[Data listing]
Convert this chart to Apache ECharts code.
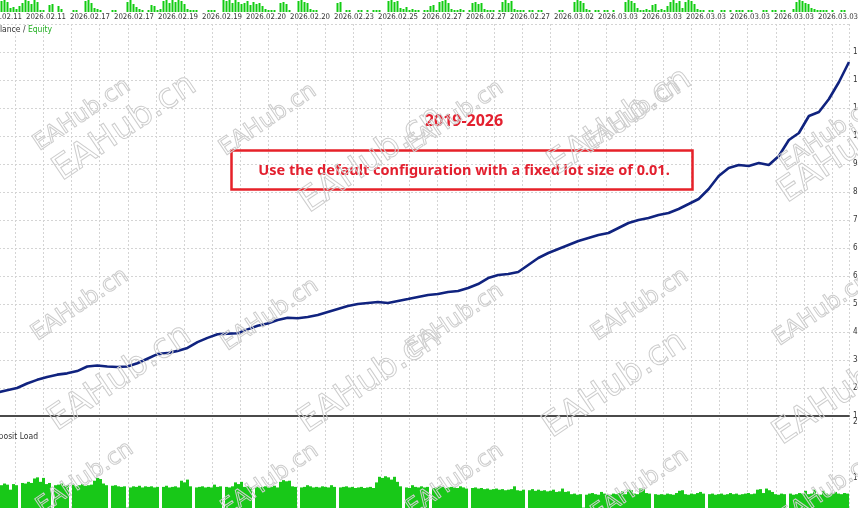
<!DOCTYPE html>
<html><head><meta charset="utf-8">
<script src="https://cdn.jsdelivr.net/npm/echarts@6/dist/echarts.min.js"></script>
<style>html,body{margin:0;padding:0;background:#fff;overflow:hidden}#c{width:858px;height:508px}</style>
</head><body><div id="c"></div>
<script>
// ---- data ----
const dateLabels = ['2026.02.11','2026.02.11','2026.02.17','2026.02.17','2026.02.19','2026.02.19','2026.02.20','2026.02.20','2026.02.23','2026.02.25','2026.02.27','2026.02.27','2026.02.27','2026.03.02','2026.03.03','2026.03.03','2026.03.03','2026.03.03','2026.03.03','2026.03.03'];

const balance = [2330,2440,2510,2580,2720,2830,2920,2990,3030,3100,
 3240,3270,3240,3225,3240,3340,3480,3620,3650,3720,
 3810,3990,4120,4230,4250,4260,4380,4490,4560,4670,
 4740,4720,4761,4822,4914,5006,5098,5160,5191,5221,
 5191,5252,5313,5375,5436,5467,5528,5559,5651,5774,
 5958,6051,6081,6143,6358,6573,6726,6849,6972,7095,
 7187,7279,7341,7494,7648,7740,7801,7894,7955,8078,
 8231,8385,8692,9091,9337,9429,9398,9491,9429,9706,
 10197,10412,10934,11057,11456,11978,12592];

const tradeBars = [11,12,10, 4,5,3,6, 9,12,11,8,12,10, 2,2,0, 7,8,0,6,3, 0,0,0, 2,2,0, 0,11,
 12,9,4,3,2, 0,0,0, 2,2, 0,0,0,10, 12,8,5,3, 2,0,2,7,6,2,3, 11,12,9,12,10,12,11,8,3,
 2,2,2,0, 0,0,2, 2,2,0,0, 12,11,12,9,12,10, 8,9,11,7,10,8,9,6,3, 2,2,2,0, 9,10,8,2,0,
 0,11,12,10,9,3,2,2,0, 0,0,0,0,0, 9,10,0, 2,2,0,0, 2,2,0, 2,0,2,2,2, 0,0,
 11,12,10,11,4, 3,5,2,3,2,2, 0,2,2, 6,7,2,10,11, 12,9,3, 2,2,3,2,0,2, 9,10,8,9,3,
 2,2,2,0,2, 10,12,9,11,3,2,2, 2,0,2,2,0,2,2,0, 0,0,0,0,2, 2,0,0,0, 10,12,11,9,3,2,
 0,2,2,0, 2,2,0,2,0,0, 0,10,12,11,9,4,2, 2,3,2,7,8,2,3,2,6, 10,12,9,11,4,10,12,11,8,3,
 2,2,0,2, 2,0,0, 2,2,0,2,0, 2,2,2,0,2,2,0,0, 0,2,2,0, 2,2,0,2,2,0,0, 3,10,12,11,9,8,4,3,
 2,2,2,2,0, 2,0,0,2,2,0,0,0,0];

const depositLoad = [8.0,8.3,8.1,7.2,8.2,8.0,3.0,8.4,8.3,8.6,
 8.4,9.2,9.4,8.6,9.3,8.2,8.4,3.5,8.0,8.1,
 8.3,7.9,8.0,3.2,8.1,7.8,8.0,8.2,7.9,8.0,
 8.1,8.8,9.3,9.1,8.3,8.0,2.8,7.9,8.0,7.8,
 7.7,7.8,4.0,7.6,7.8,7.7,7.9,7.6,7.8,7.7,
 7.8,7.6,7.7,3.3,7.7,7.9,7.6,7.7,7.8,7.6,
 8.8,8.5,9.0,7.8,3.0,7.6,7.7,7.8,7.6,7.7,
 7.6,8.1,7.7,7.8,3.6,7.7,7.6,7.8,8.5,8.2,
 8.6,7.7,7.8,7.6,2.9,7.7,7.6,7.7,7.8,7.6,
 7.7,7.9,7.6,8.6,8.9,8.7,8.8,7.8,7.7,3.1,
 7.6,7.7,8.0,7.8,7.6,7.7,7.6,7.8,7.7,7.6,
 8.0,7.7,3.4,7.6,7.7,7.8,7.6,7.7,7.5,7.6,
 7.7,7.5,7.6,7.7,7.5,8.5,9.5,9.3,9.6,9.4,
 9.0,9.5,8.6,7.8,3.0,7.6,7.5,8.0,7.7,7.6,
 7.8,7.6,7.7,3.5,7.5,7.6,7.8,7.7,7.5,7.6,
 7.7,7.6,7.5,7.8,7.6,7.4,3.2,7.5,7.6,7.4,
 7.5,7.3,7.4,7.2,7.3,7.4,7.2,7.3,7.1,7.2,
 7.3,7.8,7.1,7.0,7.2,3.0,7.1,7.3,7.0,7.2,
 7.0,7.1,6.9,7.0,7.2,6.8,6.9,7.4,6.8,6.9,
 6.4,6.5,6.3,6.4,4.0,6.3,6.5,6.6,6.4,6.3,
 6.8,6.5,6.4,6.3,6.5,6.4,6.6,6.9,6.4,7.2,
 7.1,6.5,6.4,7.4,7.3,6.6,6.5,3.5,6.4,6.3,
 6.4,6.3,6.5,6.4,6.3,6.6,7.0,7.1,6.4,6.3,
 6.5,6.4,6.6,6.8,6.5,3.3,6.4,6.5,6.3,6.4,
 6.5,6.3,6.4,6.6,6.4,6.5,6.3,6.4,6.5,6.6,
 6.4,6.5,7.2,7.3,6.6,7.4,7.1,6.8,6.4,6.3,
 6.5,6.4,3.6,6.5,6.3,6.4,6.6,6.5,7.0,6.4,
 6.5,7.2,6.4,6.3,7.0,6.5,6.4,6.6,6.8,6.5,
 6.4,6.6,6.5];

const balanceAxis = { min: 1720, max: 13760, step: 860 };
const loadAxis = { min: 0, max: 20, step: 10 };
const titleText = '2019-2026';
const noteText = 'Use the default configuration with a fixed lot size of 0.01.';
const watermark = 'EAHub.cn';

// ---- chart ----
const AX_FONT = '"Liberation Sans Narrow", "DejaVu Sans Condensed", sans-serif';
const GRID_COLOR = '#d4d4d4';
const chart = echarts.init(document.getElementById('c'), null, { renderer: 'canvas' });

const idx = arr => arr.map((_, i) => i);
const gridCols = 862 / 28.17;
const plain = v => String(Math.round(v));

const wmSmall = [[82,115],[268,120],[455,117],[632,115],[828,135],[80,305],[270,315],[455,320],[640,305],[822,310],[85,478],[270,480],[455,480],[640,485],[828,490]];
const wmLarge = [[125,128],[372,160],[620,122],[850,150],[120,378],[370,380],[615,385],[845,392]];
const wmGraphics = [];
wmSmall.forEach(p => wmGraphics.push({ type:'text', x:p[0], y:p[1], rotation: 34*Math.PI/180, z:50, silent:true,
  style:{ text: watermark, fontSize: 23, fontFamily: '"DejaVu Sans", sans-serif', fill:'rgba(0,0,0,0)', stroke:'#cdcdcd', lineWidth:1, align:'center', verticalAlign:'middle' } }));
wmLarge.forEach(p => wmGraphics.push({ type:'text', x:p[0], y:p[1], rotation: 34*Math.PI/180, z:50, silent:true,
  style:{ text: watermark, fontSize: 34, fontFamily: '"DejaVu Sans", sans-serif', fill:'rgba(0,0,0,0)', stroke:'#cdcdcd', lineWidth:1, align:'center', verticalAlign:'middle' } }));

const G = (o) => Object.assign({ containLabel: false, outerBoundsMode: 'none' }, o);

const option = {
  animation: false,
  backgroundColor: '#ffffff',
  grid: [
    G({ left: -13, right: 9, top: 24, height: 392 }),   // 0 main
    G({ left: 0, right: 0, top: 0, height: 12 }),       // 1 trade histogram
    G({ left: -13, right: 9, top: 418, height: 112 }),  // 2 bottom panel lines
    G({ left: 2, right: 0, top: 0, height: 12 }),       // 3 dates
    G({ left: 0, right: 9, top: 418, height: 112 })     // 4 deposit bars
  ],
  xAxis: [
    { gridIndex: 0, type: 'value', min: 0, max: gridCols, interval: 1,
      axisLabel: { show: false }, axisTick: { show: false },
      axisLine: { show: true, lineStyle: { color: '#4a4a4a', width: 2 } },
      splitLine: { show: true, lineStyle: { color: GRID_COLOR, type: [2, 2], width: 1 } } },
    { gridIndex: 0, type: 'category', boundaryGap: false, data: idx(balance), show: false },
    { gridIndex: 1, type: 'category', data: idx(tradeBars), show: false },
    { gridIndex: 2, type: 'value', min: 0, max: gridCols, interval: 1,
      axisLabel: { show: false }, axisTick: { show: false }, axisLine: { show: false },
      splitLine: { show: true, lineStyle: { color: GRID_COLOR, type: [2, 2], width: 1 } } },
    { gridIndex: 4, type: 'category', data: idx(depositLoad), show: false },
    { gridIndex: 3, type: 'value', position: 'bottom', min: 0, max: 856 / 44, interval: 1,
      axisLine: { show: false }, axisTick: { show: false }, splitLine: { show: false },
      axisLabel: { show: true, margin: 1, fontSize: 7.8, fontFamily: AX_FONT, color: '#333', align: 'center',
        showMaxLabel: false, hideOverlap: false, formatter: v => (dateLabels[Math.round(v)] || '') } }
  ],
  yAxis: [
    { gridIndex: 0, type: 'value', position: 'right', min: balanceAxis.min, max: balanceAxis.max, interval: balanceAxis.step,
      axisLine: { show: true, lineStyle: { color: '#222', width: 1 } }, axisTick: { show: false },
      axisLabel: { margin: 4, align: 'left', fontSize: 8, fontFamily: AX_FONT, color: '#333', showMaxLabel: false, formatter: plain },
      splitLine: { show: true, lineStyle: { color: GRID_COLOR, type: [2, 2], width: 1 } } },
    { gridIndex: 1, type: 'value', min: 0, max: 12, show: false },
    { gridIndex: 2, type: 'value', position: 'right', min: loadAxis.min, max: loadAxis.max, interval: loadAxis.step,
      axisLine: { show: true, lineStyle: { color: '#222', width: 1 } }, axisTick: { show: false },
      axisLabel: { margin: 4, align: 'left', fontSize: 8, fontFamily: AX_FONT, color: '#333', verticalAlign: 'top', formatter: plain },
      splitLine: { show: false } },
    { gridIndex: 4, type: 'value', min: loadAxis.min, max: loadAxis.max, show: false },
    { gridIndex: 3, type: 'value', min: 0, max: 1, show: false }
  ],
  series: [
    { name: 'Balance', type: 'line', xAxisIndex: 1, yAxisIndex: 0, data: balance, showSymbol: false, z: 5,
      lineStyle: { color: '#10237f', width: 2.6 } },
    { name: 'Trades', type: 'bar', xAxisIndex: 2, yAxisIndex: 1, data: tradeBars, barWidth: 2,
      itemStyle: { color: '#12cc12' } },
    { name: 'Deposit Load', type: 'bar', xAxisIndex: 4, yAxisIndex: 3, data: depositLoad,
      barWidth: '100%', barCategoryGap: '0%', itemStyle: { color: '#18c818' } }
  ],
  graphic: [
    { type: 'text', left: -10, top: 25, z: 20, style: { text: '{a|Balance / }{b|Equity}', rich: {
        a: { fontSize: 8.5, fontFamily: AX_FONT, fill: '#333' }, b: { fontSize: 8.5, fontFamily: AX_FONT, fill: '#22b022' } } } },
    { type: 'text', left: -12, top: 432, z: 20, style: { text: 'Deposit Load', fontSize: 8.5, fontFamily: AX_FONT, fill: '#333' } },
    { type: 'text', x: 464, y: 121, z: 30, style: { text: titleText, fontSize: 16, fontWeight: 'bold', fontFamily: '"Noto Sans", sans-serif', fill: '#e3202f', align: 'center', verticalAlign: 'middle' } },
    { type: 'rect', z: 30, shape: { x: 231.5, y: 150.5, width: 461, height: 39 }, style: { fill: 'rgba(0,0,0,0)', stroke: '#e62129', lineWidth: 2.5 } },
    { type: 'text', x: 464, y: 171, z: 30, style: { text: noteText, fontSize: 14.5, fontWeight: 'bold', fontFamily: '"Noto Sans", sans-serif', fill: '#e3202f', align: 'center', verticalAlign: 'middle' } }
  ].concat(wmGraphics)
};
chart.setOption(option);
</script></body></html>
* * *
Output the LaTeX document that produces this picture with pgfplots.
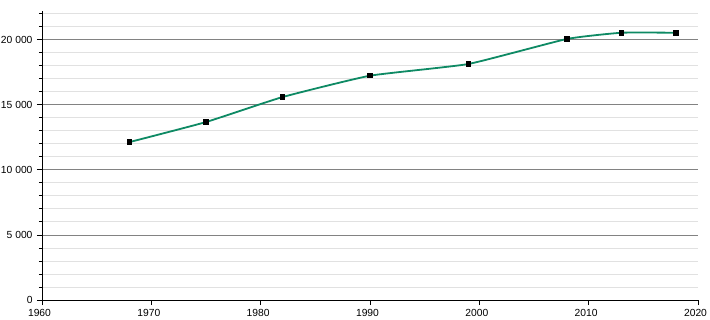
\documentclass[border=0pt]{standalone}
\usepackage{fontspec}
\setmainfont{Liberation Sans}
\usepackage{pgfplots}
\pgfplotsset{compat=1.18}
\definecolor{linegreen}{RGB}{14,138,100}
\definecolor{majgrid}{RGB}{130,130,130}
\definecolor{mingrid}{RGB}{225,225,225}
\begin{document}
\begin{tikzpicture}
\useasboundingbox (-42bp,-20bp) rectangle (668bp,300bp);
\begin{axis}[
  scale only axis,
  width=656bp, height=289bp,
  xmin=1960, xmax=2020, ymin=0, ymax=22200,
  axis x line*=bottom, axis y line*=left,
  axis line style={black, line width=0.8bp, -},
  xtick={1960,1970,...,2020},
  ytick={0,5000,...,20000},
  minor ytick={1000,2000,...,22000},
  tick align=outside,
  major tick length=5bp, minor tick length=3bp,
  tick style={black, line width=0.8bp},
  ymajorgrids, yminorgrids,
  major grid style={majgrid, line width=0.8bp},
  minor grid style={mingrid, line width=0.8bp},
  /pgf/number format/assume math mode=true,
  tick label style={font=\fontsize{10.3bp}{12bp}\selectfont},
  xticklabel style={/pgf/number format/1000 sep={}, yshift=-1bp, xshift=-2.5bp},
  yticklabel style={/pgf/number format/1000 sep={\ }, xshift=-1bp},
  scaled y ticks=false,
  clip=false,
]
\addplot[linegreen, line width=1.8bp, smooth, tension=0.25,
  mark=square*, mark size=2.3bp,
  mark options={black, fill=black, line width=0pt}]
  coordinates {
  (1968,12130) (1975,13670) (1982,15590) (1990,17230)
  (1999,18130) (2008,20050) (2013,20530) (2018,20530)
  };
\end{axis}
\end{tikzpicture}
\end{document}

▶ **Set exercise**
Transcribe, leaving out pictures, each line from the one containing "Convert this chart to Apache ECharts code." through the one containing "2,2,2,2,0, 2,0,0,2,2,0,0,0,0];".

▶ **Worked answer**
Convert this chart to Apache ECharts code.
<!DOCTYPE html>
<html><head><meta charset="utf-8">
<script src="https://cdn.jsdelivr.net/npm/echarts@6/dist/echarts.min.js"></script>
<style>html,body{margin:0;padding:0;background:#fff;overflow:hidden}#c{width:858px;height:508px}</style>
</head><body><div id="c"></div>
<script>
// ---- data ----
const dateLabels = ['2026.02.11','2026.02.11','2026.02.17','2026.02.17','2026.02.19','2026.02.19','2026.02.20','2026.02.20','2026.02.23','2026.02.25','2026.02.27','2026.02.27','2026.02.27','2026.03.02','2026.03.03','2026.03.03','2026.03.03','2026.03.03','2026.03.03','2026.03.03'];

const balance = [2330,2440,2510,2580,2720,2830,2920,2990,3030,3100,
 3240,3270,3240,3225,3240,3340,3480,3620,3650,3720,
 3810,3990,4120,4230,4250,4260,4380,4490,4560,4670,
 4740,4720,4761,4822,4914,5006,5098,5160,5191,5221,
 5191,5252,5313,5375,5436,5467,5528,5559,5651,5774,
 5958,6051,6081,6143,6358,6573,6726,6849,6972,7095,
 7187,7279,7341,7494,7648,7740,7801,7894,7955,8078,
 8231,8385,8692,9091,9337,9429,9398,9491,9429,9706,
 10197,10412,10934,11057,11456,11978,12592];

const tradeBars = [11,12,10, 4,5,3,6, 9,12,11,8,12,10, 2,2,0, 7,8,0,6,3, 0,0,0, 2,2,0, 0,11,
 12,9,4,3,2, 0,0,0, 2,2, 0,0,0,10, 12,8,5,3, 2,0,2,7,6,2,3, 11,12,9,12,10,12,11,8,3,
 2,2,2,0, 0,0,2, 2,2,0,0, 12,11,12,9,12,10, 8,9,11,7,10,8,9,6,3, 2,2,2,0, 9,10,8,2,0,
 0,11,12,10,9,3,2,2,0, 0,0,0,0,0, 9,10,0, 2,2,0,0, 2,2,0, 2,0,2,2,2, 0,0,
 11,12,10,11,4, 3,5,2,3,2,2, 0,2,2, 6,7,2,10,11, 12,9,3, 2,2,3,2,0,2, 9,10,8,9,3,
 2,2,2,0,2, 10,12,9,11,3,2,2, 2,0,2,2,0,2,2,0, 0,0,0,0,2, 2,0,0,0, 10,12,11,9,3,2,
 0,2,2,0, 2,2,0,2,0,0, 0,10,12,11,9,4,2, 2,3,2,7,8,2,3,2,6, 10,12,9,11,4,10,12,11,8,3,
 2,2,0,2, 2,0,0, 2,2,0,2,0, 2,2,2,0,2,2,0,0, 0,2,2,0, 2,2,0,2,2,0,0, 3,10,12,11,9,8,4,3,
 2,2,2,2,0, 2,0,0,2,2,0,0,0,0];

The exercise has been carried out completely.